If you are thinking of going into a broadly scientific area, Mathematics can only be a help and may be vital. If you are wondering how good you have to be, then there are no fixed rules. Broadly speaking, at A Level, your AS grade will not be better than your GCSE grade but what matters most is your attitude and willingness to work.
Obtaining a Maths A Level shows that you have the transferable skills of analysis, logic, and problem-solving, which will always come in handy. Some degree subjects such as Physics and Engineering ask for a Maths A Level as part of the entry requirements. Others, such as Medicine and Architecture, do not make it a necessity, but they still have a fair amount of mathematical content.
You will need an A grade at GCSE. We do occasionally accept pupils who obtain B grades but you must be prepared to work very hard, and this normally only happens in exceptional circumstances.
Delivery and assessment
AS Level Mathematics is made up of two sections:
Pure Maths - This is two-thirds of the course and extends the Algebra, Co-ordinate Geometry, Trigonometry and Sequences work from GCSE and introduces Calculus.

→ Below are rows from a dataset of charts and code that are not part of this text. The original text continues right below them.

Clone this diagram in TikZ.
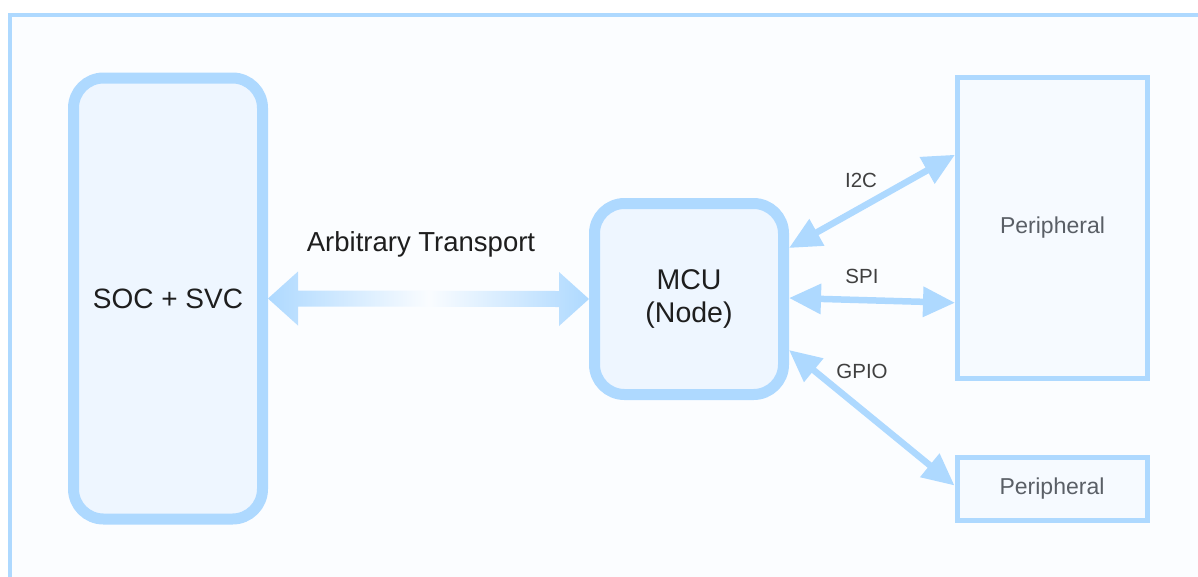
\documentclass[tikz,border=0pt]{standalone}
\usepackage{fontspec}
\setmainfont{Liberation Sans}
\usetikzlibrary{arrows.meta,calc}
\definecolor{bblue}{HTML}{AED9FF}
\definecolor{boxfill}{HTML}{EEF6FF}
\definecolor{perfill}{HTML}{F6FAFF}
\definecolor{framefill}{HTML}{FBFDFF}
\definecolor{txtdark}{HTML}{1E1E1E}
\definecolor{txtgray}{HTML}{5A5F66}
\tikzset{
  mainbox/.style={draw=bblue, fill=boxfill, line width=11pt, rounded corners=30pt,
    text=txtdark, align=center, inner sep=0pt},
  perbox/.style={draw=bblue, fill=perfill, line width=5pt, text=txtgray,
    font=\fontsize{23}{27}\selectfont, inner sep=0pt},
  link/.style={draw=bblue, line width=6.5pt,
    {Triangle[length=32pt,width=29pt]}-{Triangle[length=32pt,width=29pt]}},
  lbl/.style={text=txtdark!85, font=\fontsize{20.5}{24}\selectfont, inner sep=0pt},
}
\begin{document}
\begin{tikzpicture}[x=1pt,y=-1pt]
\useasboundingbox (0,0) rectangle (1198,576);
\draw[bblue, fill=framefill, line width=4pt] (10,15) rectangle (1210,590);

\node[mainbox, minimum width=189pt, minimum height=441pt,
  font=\fontsize{28}{32}\selectfont] (soc) at (168,298.5) {SOC + SVC};
\node[mainbox, minimum width=189pt, minimum height=191pt,
  font=\fontsize{28.5}{33}\selectfont] (mcu) at (689,299) {MCU\\(Node)};
\node[perbox, minimum width=190pt, minimum height=300.5pt] (p1) at (1052.5,227.75) {Peripheral};
\node[perbox, minimum width=190pt, minimum height=63pt] (p2) at (1052,488.5) {Peripheral};

% transport arrow
\coordinate (tl) at (soc.east);
\coordinate (tr) at (mcu.west);
\shade[left color=bblue, right color=bblue, middle color=white!70!boxfill]
  (tl) -- ($(tl)+(30,-27)$) -- ($(tl)+(30,-8)$) -- ($(tr)+(-30,-8)$) -- ($(tr)+(-30,-27)$)
  -- (tr) -- ($(tr)+(-30,27)$) -- ($(tr)+(-30,8)$) -- ($(tl)+(30,8)$) -- ($(tl)+(30,27)$) -- cycle;
\node[text=txtdark, font=\fontsize{27.5}{32}\selectfont, inner sep=0pt] (tlab) at (421,244) {Arbitrary Transport};

\draw[link] ([yshift=51pt]mcu.east) -- ([yshift=73pt]p1.west);
\draw[link] ([yshift=1pt]mcu.east) -- ([yshift=-75pt]p1.west);
\draw[link] ([yshift=-51pt]mcu.east) -- ([yshift=3pt]p2.west);

\node[lbl] (li2c) at (861,180) {I2C};
\node[lbl] (lspi) at (862,276) {SPI};
\node[lbl] (lgpio) at (862,371) {GPIO};
\end{tikzpicture}
\end{document}
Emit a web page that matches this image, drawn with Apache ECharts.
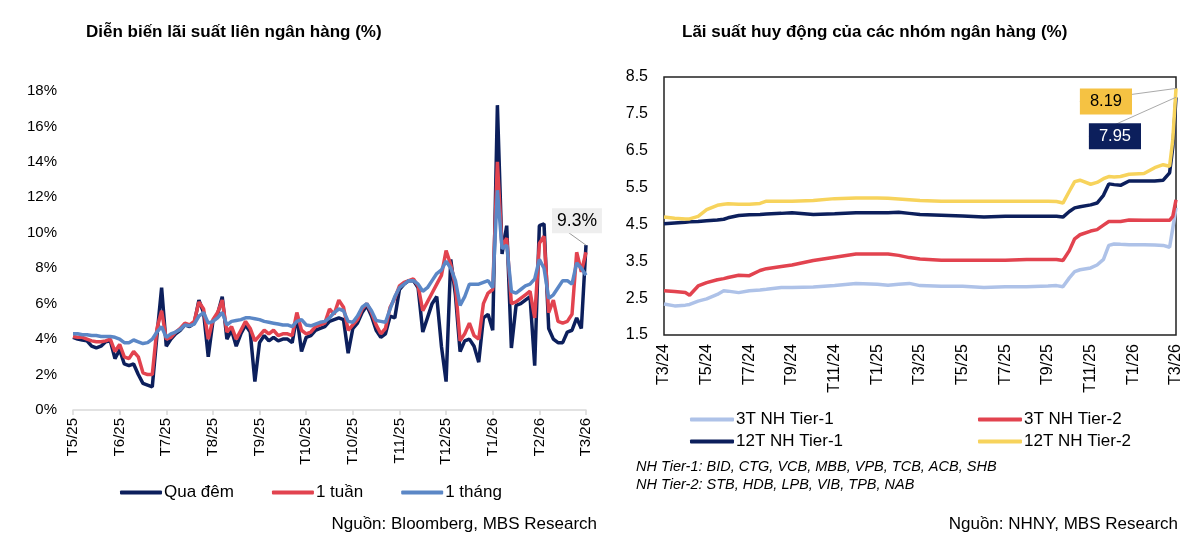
<!DOCTYPE html>
<html>
<head>
<meta charset="utf-8">
<script src="https://cdn.jsdelivr.net/npm/echarts@6/dist/echarts.min.js"></script>
<style>
html,body{margin:0;padding:0;background:#fff;}
#c{width:1200px;height:550px;}
</style>
</head>
<body>
<div id="c"></div>
<script>
// ---------- Left chart: interbank rates ----------
const leftTicks = ['T5/25','T6/25','T7/25','T8/25','T9/25','T10/25','T10/25','T11/25','T12/25','T1/26','T2/26','T3/26'];
const overnight = [
 4.1,4.0,3.95,3.9,3.6,3.5,3.6,3.85,3.9,2.9,3.4,
 2.6,2.5,2.6,2.0,1.5,1.4,1.3,4.2,6.9,3.6,
 4.0,4.3,4.5,4.8,4.7,4.9,6.2,5.5,3.0,5.0,
 5.4,6.4,4.0,4.5,3.6,4.3,4.8,4.4,1.6,3.8,
 4.2,3.9,4.1,3.9,4.0,4.0,3.8,5.3,3.3,4.1,
 4.2,4.5,4.6,4.7,5.0,5.1,5.2,5.1,3.2,4.6,
 4.9,5.5,5.9,5.3,4.5,4.1,4.3,5.3,5.2,6.8,
 7.1,7.3,7.3,6.9,4.4,5.2,6.0,6.4,3.6,1.6,
 8.5,6.5,3.3,3.9,4.0,3.6,2.7,5.2,5.4,4.5,
 17.2,8.8,10.4,3.5,5.9,6.0,6.2,6.4,2.5,10.4,
 10.5,4.6,4.0,3.8,3.8,4.4,4.5,5.2,4.6,9.3
];
const week = [
 4.15,4.1,4.1,4.0,3.9,3.85,3.85,3.9,4.0,3.3,3.7,
 3.0,2.9,3.3,3.0,2.1,2.0,2.0,4.6,5.6,4.0,
 4.1,4.4,4.6,4.9,4.8,5.0,6.1,5.7,4.0,5.1,
 5.5,6.2,4.4,4.7,4.0,4.5,5.0,4.6,3.9,4.2,
 4.5,4.3,4.5,4.2,4.3,4.3,4.2,5.5,4.5,4.3,
 4.4,4.7,4.8,4.9,5.7,5.4,6.2,5.8,4.5,4.8,
 5.1,5.7,6.0,5.5,4.8,4.3,4.6,5.8,6.3,7.0,
 7.2,7.3,7.4,7.0,5.6,6.1,6.6,7.1,7.6,9.0,
 8.2,7.0,3.9,4.3,4.9,4.2,4.0,6.0,6.6,6.8,
 14.0,9.2,9.7,6.0,6.1,6.3,6.5,6.7,5.2,9.4,
 9.8,5.5,6.2,5.0,4.9,5.0,5.4,8.9,7.8,8.9
];
const month = [
 4.3,4.3,4.25,4.25,4.2,4.2,4.15,4.15,4.15,4.1,4.0,
 3.8,3.8,3.95,3.85,3.75,3.8,4.0,4.4,4.7,4.1,
 4.3,4.4,4.55,4.8,4.75,4.85,5.3,5.5,4.9,5.0,
 5.2,5.5,4.8,5.0,5.05,5.1,5.2,5.2,5.15,5.1,
 5.0,4.95,4.9,4.85,4.8,4.8,4.7,5.0,5.1,4.8,
 4.75,4.85,4.95,5.0,5.2,5.5,5.7,5.6,5.0,4.95,
 5.3,5.8,6.0,5.6,5.05,5.0,4.95,5.7,6.4,6.9,
 7.1,7.3,7.3,7.1,6.7,6.9,7.3,7.7,7.9,8.4,
 8.0,7.3,5.9,6.4,7.1,7.1,7.1,7.2,7.3,6.9,
 12.4,9.1,9.3,6.7,6.6,6.8,7.0,7.1,7.4,8.5,
 8.0,6.3,6.5,6.9,7.3,7.3,7.1,8.3,8.0,7.6
];
const leftCats = overnight.map((_, i) => 'd' + i);

// ---------- Right chart: deposit rates (x in months from T3/24) ----------
const rightTicks = ['T3/24','T5/24','T7/24','T9/24','T11/24','T1/25','T3/25','T5/25','T7/25','T9/25','T11/25','T1/26','T3/26'];
const months = [0,0.5,1,1.2,1.6,2,2.5,2.8,3,3.5,4,4.5,4.8,5.5,6,7,8,9,10,10.5,11,11.5,12,13,14,15,16,17,18,18.4,18.7,19,19.25,19.5,20,20.3,20.6,20.85,21.1,21.4,21.8,22.5,23,23.4,23.7,23.85,24];
const t1_3m = [2.34,2.29,2.31,2.33,2.42,2.48,2.60,2.70,2.69,2.65,2.70,2.72,2.74,2.79,2.79,2.80,2.84,2.90,2.88,2.85,2.88,2.90,2.84,2.82,2.82,2.79,2.81,2.81,2.83,2.84,2.81,3.05,3.22,3.27,3.32,3.40,3.55,3.93,3.97,3.96,3.95,3.95,3.94,3.93,3.88,4.40,4.95];
const t2_3m = [2.70,2.68,2.65,2.58,2.83,2.92,3.00,3.03,3.06,3.12,3.11,3.25,3.30,3.36,3.40,3.52,3.61,3.70,3.70,3.70,3.66,3.60,3.56,3.53,3.53,3.53,3.53,3.55,3.55,3.55,3.52,3.79,4.11,4.22,4.32,4.36,4.48,4.58,4.58,4.58,4.62,4.61,4.61,4.61,4.61,4.72,5.17];
const t1_12m = [4.52,4.54,4.56,4.57,4.58,4.60,4.62,4.64,4.68,4.74,4.76,4.77,4.78,4.80,4.82,4.77,4.79,4.82,4.82,4.82,4.83,4.80,4.77,4.75,4.73,4.70,4.72,4.72,4.72,4.72,4.70,4.85,4.95,4.98,5.03,5.08,5.29,5.60,5.58,5.56,5.68,5.68,5.68,5.70,5.90,6.60,7.95];
const t2_12m = [4.70,4.67,4.65,4.65,4.72,4.90,5.02,5.05,5.06,5.05,5.05,5.07,5.13,5.13,5.13,5.15,5.20,5.22,5.22,5.21,5.19,5.17,5.15,5.13,5.13,5.13,5.13,5.13,5.13,5.12,5.08,5.40,5.66,5.70,5.59,5.64,5.74,5.80,5.79,5.80,5.86,5.88,6.04,6.12,6.08,6.80,8.19];

const FONT = 'Liberation Sans, Arial, sans-serif';
const C_NAVY = '#0c1f5c', C_RED = '#e2434f', C_BLUE = '#5b87c6', C_LBLUE = '#aec2e8', C_YEL = '#f7d35c';

function pairs(xs, ys, lastLabel) {
  return ys.map((y, i) => {
    if (i === ys.length - 1 && lastLabel) return { value: [xs[i], y], label: lastLabel };
    return [xs[i], y];
  });
}

const chart = echarts.init(document.getElementById('c'), null, { renderer: 'canvas' });

const lineBase = { type: 'line', symbol: 'none', showSymbol: false, emphasis: { disabled: true } };
const labeledBase = { type: 'line', symbol: 'circle', symbolSize: 0, showSymbol: true, showAllSymbol: true,
  emphasis: { disabled: true }, label: { show: false } };

const option = {
  animation: false,
  backgroundColor: '#fff',
  textStyle: { fontFamily: FONT, color: '#000' },
  title: [
    { text: 'Diễn biến lãi suất liên ngân hàng (%)', left: 81, top: 19,
      textStyle: { fontFamily: FONT, fontSize: 17, fontWeight: 'bold', color: '#000' } },
    { text: 'Lãi suất huy động của các nhóm ngân hàng (%)', left: 677, top: 19,
      textStyle: { fontFamily: FONT, fontSize: 17, fontWeight: 'bold', color: '#000' } },
    { text: 'Nguồn: Bloomberg, MBS Research', right: 598, top: 511,
      textStyle: { fontFamily: FONT, fontSize: 17, fontWeight: 'normal', color: '#000' } },
    { text: 'Nguồn: NHNY, MBS Research', right: 17, top: 511,
      textStyle: { fontFamily: FONT, fontSize: 17, fontWeight: 'normal', color: '#000' } },
    { text: 'NH Tier-1: BID, CTG, VCB, MBB, VPB, TCB, ACB, SHB\nNH Tier-2: STB, HDB, LPB, VIB, TPB, NAB', left: 631, top: 453,
      textStyle: { fontFamily: FONT, fontSize: 14.5, fontStyle: 'italic', fontWeight: 'normal', color: '#000', lineHeight: 18 } }
  ],
  legend: [
    { data: ['Qua đêm', '1 tuần', '1 tháng'], left: 120, top: 484, padding: 0,
      itemWidth: 42, itemHeight: 4, itemGap: 38, icon: 'roundRect',
      textStyle: { fontFamily: FONT, fontSize: 17, color: '#000', padding: [0, 0, 0, -3] } },
    { data: ['3T NH Tier-1', '12T NH Tier-1'], orient: 'vertical', left: 690, top: 411, padding: 0,
      itemWidth: 44, itemHeight: 4, itemGap: 5, icon: 'roundRect',
      textStyle: { fontFamily: FONT, fontSize: 17, color: '#000', padding: [0, 0, 0, -3] } },
    { data: ['3T NH Tier-2', '12T NH Tier-2'], orient: 'vertical', left: 978, top: 411, padding: 0,
      itemWidth: 44, itemHeight: 4, itemGap: 5, icon: 'roundRect',
      textStyle: { fontFamily: FONT, fontSize: 17, color: '#000', padding: [0, 0, 0, -3] } }
  ],
  grid: [
    { left: 73, right: 614, top: 91, bottom: 140 },
    { left: 664, right: 24, top: 77, bottom: 215, show: true, borderColor: '#222', borderWidth: 1.5, backgroundColor: 'transparent' }
  ],
  xAxis: [
    { gridIndex: 0, type: 'category', data: leftCats, boundaryGap: false,
      axisLine: { lineStyle: { color: '#d9d9d9', width: 1.5 } },
      axisTick: { show: true, interval: 9, length: 5, lineStyle: { color: '#d9d9d9', width: 1.5 } },
      axisLabel: { interval: 9, rotate: 90, margin: 8, fontSize: 15, color: '#000', fontFamily: FONT,
        formatter: (v, i) => leftTicks[Math.round(i / 10)] },
      splitLine: { show: false } },
    { gridIndex: 1, type: 'value', min: 0, max: 24, interval: 2,
      axisLine: { show: false }, axisTick: { show: false }, splitLine: { show: false },
      axisLabel: { rotate: 90, margin: 9, fontSize: 16, color: '#000', fontFamily: FONT,
        formatter: v => rightTicks[Math.round(v / 2)] } }
  ],
  yAxis: [
    { gridIndex: 0, type: 'value', min: 0, max: 18, interval: 2,
      axisLine: { show: false }, axisTick: { show: false }, splitLine: { show: false },
      axisLabel: { formatter: '{value}%', fontSize: 15, color: '#000', margin: 16, fontFamily: FONT } },
    { gridIndex: 1, type: 'value', min: 1.5, max: 8.5, interval: 1,
      axisLine: { show: false }, axisTick: { show: false }, splitLine: { show: false },
      axisLabel: { fontSize: 16, color: '#000', margin: 16, fontFamily: FONT, formatter: v => v.toFixed(1) } }
  ],
  series: [
    Object.assign({}, labeledBase, { name: 'Qua đêm', xAxisIndex: 0, yAxisIndex: 0,
      color: C_NAVY, itemStyle: { color: C_NAVY }, lineStyle: { width: 3.5, color: C_NAVY },
      data: overnight.map((v, i) => i === overnight.length - 1 ? {
        value: v,
        label: { show: true, position: 'top', distance: 4, formatter: p => p.value.toFixed(1) + '%',
          fontSize: 17.5, color: '#000', fontFamily: FONT, backgroundColor: '#eeeeee', padding: [4, 5, 3, 5] }
      } : v),
      labelLayout: { dx: -9, dy: -8 },
      labelLine: { show: true, lineStyle: { color: '#999', width: 1 } } }),
    Object.assign({}, lineBase, { name: '1 tuần', xAxisIndex: 0, yAxisIndex: 0,
      color: C_RED, lineStyle: { width: 3.5, color: C_RED }, data: week }),
    Object.assign({}, lineBase, { name: '1 tháng', xAxisIndex: 0, yAxisIndex: 0,
      color: C_BLUE, lineStyle: { width: 3.5, color: C_BLUE }, data: month }),

    Object.assign({}, lineBase, { name: '3T NH Tier-1', xAxisIndex: 1, yAxisIndex: 1,
      color: C_LBLUE, lineStyle: { width: 3.5, color: C_LBLUE }, data: pairs(months, t1_3m) }),
    Object.assign({}, lineBase, { name: '3T NH Tier-2', xAxisIndex: 1, yAxisIndex: 1,
      color: C_RED, lineStyle: { width: 3.5, color: C_RED }, data: pairs(months, t2_3m) }),
    Object.assign({}, labeledBase, { name: '12T NH Tier-1', xAxisIndex: 1, yAxisIndex: 1,
      color: C_NAVY, itemStyle: { color: C_NAVY }, lineStyle: { width: 3.5, color: C_NAVY },
      data: pairs(months, t1_12m, { show: true, position: 'left', distance: 5, formatter: p => p.value[1].toFixed(2),
        fontSize: 16.5, color: '#fff', fontFamily: FONT, backgroundColor: C_NAVY, padding: [5, 10, 4, 10] }),
      labelLayout: { dx: -30, dy: 39 },
      labelLine: { show: true, lineStyle: { color: '#aaa', width: 1 } } }),
    Object.assign({}, labeledBase, { name: '12T NH Tier-2', xAxisIndex: 1, yAxisIndex: 1,
      color: C_YEL, itemStyle: { color: C_YEL }, lineStyle: { width: 3.5, color: C_YEL },
      data: pairs(months, t2_12m, { show: true, position: 'left', distance: 5, formatter: p => p.value[1].toFixed(2),
        fontSize: 16.5, color: '#000', fontFamily: FONT, backgroundColor: '#f5c243', padding: [5, 10, 4, 10] }),
      labelLayout: { dx: -39, dy: 13 },
      labelLine: { show: true, lineStyle: { color: '#aaa', width: 1 } } })
  ]
};
chart.setOption(option);
</script>
</body>
</html>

Applied Maths - This is one-third of the course and is made up of both Statistics and Mechanics. The Statistics is an extension of topics such as Histograms and Probability at GCSE, whereas the Mechanics involves new topics such as forces and momentum.
A Level Mathematics is a direct extension of AS Mathematics. It covers everything from the AS course, but extends both the Pure and Applied sections in more depth.
Maneka studied A Levels in Economics, Maths and Physics, and she received the Hull Collegiate Effort and Progress Prize in Year 12. She swiftly secured an internship at Barclays, before going on to study Economics at the University of Leicester.
After studying Chemistry, Physics and Maths at A Level, Chloe went on to read Chemical Engineering at Newcastle University, starting in 2015. She is currently applying for summer and year placements to work in industry, before completing her Master’s degree.